Land bank provides solution for lender stuck with dilapidated houses

Bank knocks down worst houses, lenders pay for demolition

August 29, 2011
foreclosures, housing market, delinquent homes, foreclosure filings
Land bank provides solution for lender stuck with dilapidated houses

Cities have been tearing down crumbling, vacant houses for decades. The money for municipal demolition bills usually comes out of city budgets, but in Cleveland the housing crisis has started to change that equation, according to NPR.

The Cuyahoga County Land Bank, which started two years ago, now buys dilapidated houses and tears them down to remove eyesores from otherwise stable streets.

The land bank started two years ago, and then the economy worsened and the foreclosures piled up. Lenders stuck with crumbling houses found themselves on the hook in the Cleveland Housing Court for hundreds of thousands of dollars worth of code violations.

The Cuyahoga County Land Bank, a quasi-government corporation, offered lenders a deal: We'll take your worst houses, if you pay to knock them down.

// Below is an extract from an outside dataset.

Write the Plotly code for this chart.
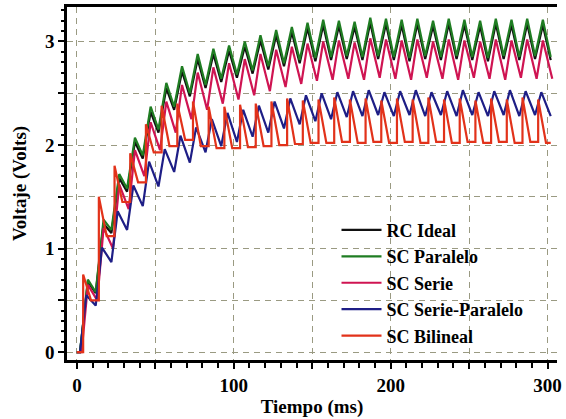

This year, Fannie Mae and some of the country's biggest lenders — including Bank of America, Citibank and Wells Fargo — will help pay for half of the land bank's 700 scheduled demolitions.

Lenders pay $3,500 to $7,500 per house. Wells Fargo's Russ Cross says it's a sensible and responsible business plan.

Some lenders are looking at starting similar programs in Detroit, Chicago and Milwaukee. Fannie Mae's P.J. McCarthy says the government-controlled mortgage giant has been donating properties and demolition funds to the Cuyahoga County Land Bank since 2009 because keeping the houses just doesn't make sense.